10.30.2018

20% de tristesse

 Le diktat du bonheur utilise la techné pour déterminer si vous êtes assez heureux, ou modérément triste, ou légèrement trop triste. La tristesse est quantifiable et régulable pour se glisser sous constant auto-contrôle dans une norme de plus en plus éthérée et omniprésente. Le nouvel ordre moral met l'humain dans une incapacité complète à même envisager sa condition comme tragique et à donc créer et se créer, afin de faire quelque chose de cette dimension tragique.
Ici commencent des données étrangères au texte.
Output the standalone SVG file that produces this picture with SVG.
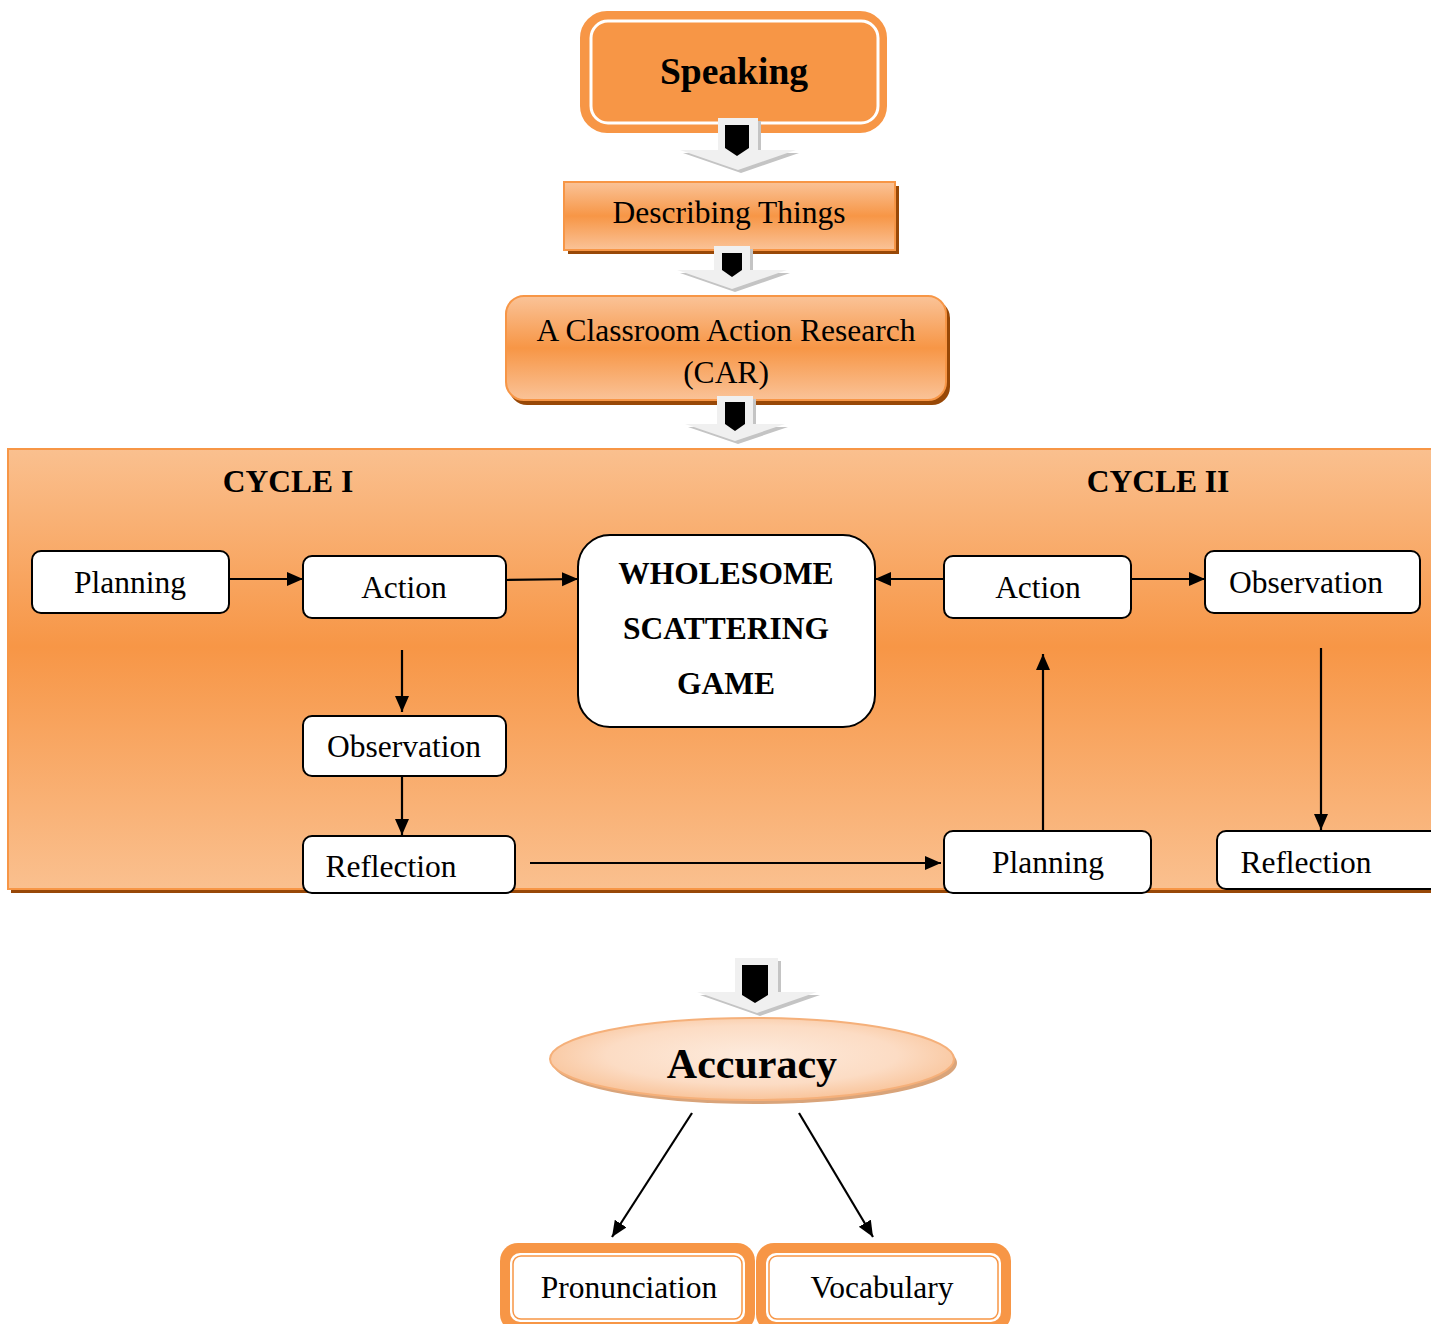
<svg xmlns="http://www.w3.org/2000/svg" width="1431" height="1324" viewBox="0 0 1431 1324">
<defs>
<linearGradient id="gBand" x1="0" y1="0" x2="0" y2="1">
<stop offset="0" stop-color="#FAC398"/>
<stop offset="0.5" stop-color="#F79646"/>
<stop offset="1" stop-color="#FAC398"/>
</linearGradient>
<linearGradient id="gPanel" x1="0" y1="0" x2="0" y2="1">
<stop offset="0" stop-color="#FAC08F"/>
<stop offset="0.45" stop-color="#F79646"/>
<stop offset="1" stop-color="#FAC08F"/>
</linearGradient>
<radialGradient id="gEll" cx="0.5" cy="0.45" r="0.6">
<stop offset="0" stop-color="#FDEBDD"/>
<stop offset="0.6" stop-color="#FCDCC4"/>
<stop offset="1" stop-color="#F8BE90"/>
</radialGradient>
<marker id="ah" markerUnits="userSpaceOnUse" markerWidth="18" markerHeight="16" refX="16" refY="7" orient="auto">
<path d="M0,0 L16,7 L0,14 z" fill="#000"/>
</marker>
<style>
.t{font-family:"Liberation Serif","Times New Roman",serif;fill:#000;text-anchor:middle;}
.r{font-size:31.5px;}
.b{font-weight:bold;font-size:31.5px;}
.node{fill:#fff;stroke:#000;stroke-width:2;}
.conn{stroke:#000;stroke-width:2.2;fill:none;}
.barr{fill:#F0F0F0;}
.bsh{fill:#C4C4C4;}
.bin{fill:#000;}
.shd{fill:#984807;}
</style>
</defs>

<g id="speaking">
<rect x="585" y="16" width="297" height="112" rx="22" fill="#F79646" stroke="#F79646" stroke-width="10"/>
<rect x="591" y="21" width="287" height="102" rx="17" fill="none" stroke="#fff" stroke-width="3"/>
<text class="t" x="734" y="84" style="font-weight:bold;font-size:37.5px">Speaking</text>
</g>

<g id="block-arrow-1">
<polygon class="bsh" points="721,121 761,121 761,153 799,153 741,173 683,153 721,153"/>
<polygon class="barr" points="718,118 758,118 758,150 796,150 738,170 680,150 718,150"/>
<polygon class="bin" points="725,125 749,125 749,148 737,156 725,148"/>
</g>

<g id="describing">
<rect class="shd" x="568" y="186" width="331" height="68"/>
<rect x="564" y="182" width="331" height="68" fill="url(#gBand)" stroke="#F79646" stroke-width="2"/>
<text class="t r" x="729" y="223">Describing Things</text>
</g>

<g id="block-arrow-2">
<polygon class="bsh" points="717,249 753,249 753,273 790,273 735,292 680,273 717,273"/>
<polygon class="barr" points="714,246 750,246 750,270 787,270 732,289 677,270 714,270"/>
<polygon class="bin" points="722,253 742,253 742,270 732,277 722,270"/>
</g>

<g id="car">
<rect class="shd" x="509" y="300" width="441" height="105" rx="18"/>
<rect x="506" y="296" width="440" height="104" rx="18" fill="url(#gBand)" stroke="#F79646" stroke-width="2"/>
<text class="t r" x="726" y="341">A Classroom Action Research</text>
<text class="t r" x="726" y="383">(CAR)</text>
</g>

<g id="block-arrow-3">
<polygon class="bsh" points="720,399 756,399 756,427 788,427 738,444 688,427 720,427"/>
<polygon class="barr" points="717,396 753,396 753,424 785,424 735,441 685,424 717,424"/>
<polygon class="bin" points="725,402 745,402 745,424 735,431 725,424"/>
</g>

<g id="panel">
<rect class="shd" x="11" y="453" width="1430" height="440"/>
<rect x="8" y="449" width="1430" height="440" fill="url(#gPanel)" stroke="#F79646" stroke-width="2"/>
<text class="t b" x="288" y="492">CYCLE I</text>
<text class="t b" x="1158" y="492">CYCLE II</text>
</g>

<g id="connectors">
<line class="conn" x1="229" y1="579" x2="303" y2="579" marker-end="url(#ah)"/>
<line class="conn" x1="506" y1="580" x2="578" y2="579" marker-end="url(#ah)"/>
<line class="conn" x1="402" y1="650" x2="402" y2="712" marker-end="url(#ah)"/>
<line class="conn" x1="402" y1="776" x2="402" y2="835" marker-end="url(#ah)"/>
<line class="conn" x1="530" y1="863" x2="941" y2="863" marker-end="url(#ah)"/>
<line class="conn" x1="1043" y1="831" x2="1043" y2="654" marker-end="url(#ah)"/>
<line class="conn" x1="944" y1="579" x2="875" y2="579" marker-end="url(#ah)"/>
<line class="conn" x1="1131" y1="579" x2="1205" y2="579" marker-end="url(#ah)"/>
<line class="conn" x1="1321" y1="648" x2="1321" y2="830" marker-end="url(#ah)"/>
<line class="conn" x1="692" y1="1113" x2="612" y2="1237" marker-end="url(#ah)"/>
<line class="conn" x1="799" y1="1113" x2="873" y2="1237" marker-end="url(#ah)"/>
</g>

<g id="planning-1">
<rect class="node" x="32" y="551" width="197" height="62" rx="9"/>
<text class="t r" x="130" y="593">Planning</text>
</g>
<g id="action-1">
<rect class="node" x="303" y="556" width="203" height="62" rx="9"/>
<text class="t r" x="404" y="598">Action</text>
</g>
<g id="observation-1">
<rect class="node" x="303" y="716" width="203" height="60" rx="9"/>
<text class="t r" x="404" y="757">Observation</text>
</g>
<g id="reflection-1">
<rect class="node" x="303" y="836" width="212" height="57" rx="9"/>
<text class="t r" x="391" y="877">Reflection</text>
</g>
<g id="game">
<rect class="node" x="578" y="535" width="297" height="192" rx="32"/>
<text class="t b" x="726" y="584">WHOLESOME</text>
<text class="t b" x="726" y="639">SCATTERING</text>
<text class="t b" x="726" y="694">GAME</text>
</g>
<g id="action-2">
<rect class="node" x="944" y="556" width="187" height="62" rx="9"/>
<text class="t r" x="1038" y="598">Action</text>
</g>
<g id="observation-2">
<rect class="node" x="1205" y="551" width="215" height="62" rx="9"/>
<text class="t r" x="1306" y="593">Observation</text>
</g>
<g id="planning-2">
<rect class="node" x="944" y="831" width="207" height="62" rx="9"/>
<text class="t r" x="1048" y="873">Planning</text>
</g>
<g id="reflection-2">
<rect class="node" x="1217" y="831" width="225" height="58" rx="9"/>
<text class="t r" x="1306" y="873">Reflection</text>
</g>

<g id="block-arrow-4">
<polygon class="bsh" points="738,961 781,961 781,995 820,995 760,1016 700,995 738,995"/>
<polygon class="barr" points="735,958 778,958 778,992 817,992 757,1013 697,992 735,992"/>
<polygon class="bin" points="742,965 768,965 768,995 755,1003 742,995"/>
</g>

<g id="accuracy">
<ellipse cx="755" cy="1063" rx="202" ry="41" fill="#D9A47A"/>
<ellipse cx="752" cy="1059" rx="202" ry="41" fill="url(#gEll)" stroke="#F5B07A" stroke-width="2"/>
<text class="t" x="752" y="1078" style="font-weight:bold;font-size:42px">Accuracy</text>
</g>

<g id="pronunciation">
<rect x="500" y="1243" width="255" height="89" rx="18" fill="#F79646"/>
<rect x="510" y="1253" width="235" height="69" rx="10" fill="#fff"/>
<rect x="513" y="1256" width="229" height="63" rx="8" fill="none" stroke="#F79646" stroke-width="1.5"/>
<text class="t r" x="629" y="1298">Pronunciation</text>
</g>
<g id="vocabulary">
<rect x="756" y="1243" width="255" height="89" rx="18" fill="#F79646"/>
<rect x="766" y="1253" width="235" height="69" rx="10" fill="#fff"/>
<rect x="769" y="1256" width="229" height="63" rx="8" fill="none" stroke="#F79646" stroke-width="1.5"/>
<text class="t r" x="882" y="1298">Vocabulary</text>
</g>
</svg>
Pas de heurts mais un état de neutralité des affects et de la pensée permanent, pas de vexations mais le contrôle de toute pensée critique pour le bien être d'identités à la fois fugaces et absolutistes.
 La techné précède et suit, modèle et anticipe les désirs d'uniformisation et l'insupportable du manque et de la frustration. Le scientisme médicalise toute émotion et la quantifie comme telle, arrachée de cette alchimie si complexe qui crée et caractérise l'être humain. Nous abandonnons notre condition, abandonnons la capacité de nous penser, de penser notre désarroi d'humains parlants, d'éternels condamnés à la solitude absolue de la conscience, du poids à porter pour la responsabilité de cet écart et cette quête structurels de l'espace jamais fermé entre nature et culture, entre sauvagerie et civilisation qui nous condamne à nous réinventer sans cesse. Nous la sacrifions dans cette évidence tyrannisante d'un bonheur quantifiable, univoque et uniformément possible, un bonheur qui considére la mort comme quelque chose à "gérer" et l'angoisse comme un "trouble de la personnalité " à contrôler et éradiquer comme une forme d'anormalité, un bonheur érigé comme mantra d'une culture déshydratée et à bout de souffle, prise dans l'absence de réponse et dans les remous aveugles des extrémismes de tout crin, spécisme, veganisme, ultraféminisme, transactivisme, toutes ces pulsations signes de l'impasse à nous mettre à notre propre distance, celle de la réflexion, de l'imaginaire, de ce qui dans l'être n'est qu'un reflet.
Nous avons fait disparaître, avec et grâce à cette capacité à nous mettre sous contrôle permanent, à rendre des comptes sans répit à ce nouveau grand Autre médiatique et à éviter tout choc et tout mouvement désigné par lui comme pénible et généré pourtant par la conscience d'exister elle-même, tout ce qui occupait l'espace entre le savoir et la vérité, ce lieu vide de la recherche qui est notre pensum, nous rendant de plus en plus impotants, dévorés par le sentimentalisme, par le réductionnisme, par la causalité toute-puissante et sa vision binaire et religieuse du monde. Nous sommes à bout de ressources, internes plus qu'externes, pris dans un systéme dont le pragmatisme avait donné les clefs et qui n'ouvre que des combles obscurs condamnés à l'utilitarisme . L'humain ne se survit que dans la gratuité de sa présence au monde et avec et à cause d'elle, dans l'idée du sacré. EG

Happy with a 20% chance of sadness
The burgeoning science of mood forecasting aims to track and perhaps even predict emotional low points. Several research projects report that they can predict the onset of conditions such as depression or suicidal thoughts using data collected from wearable sensors and smartphone apps — and up to a week in advance. The thorny question is what to do with that information. “Do we send an ambulance? Contact their doctor? Do nothing?” wonders psychologist Matthew Nock. “The ethics of this are extremely challenging.”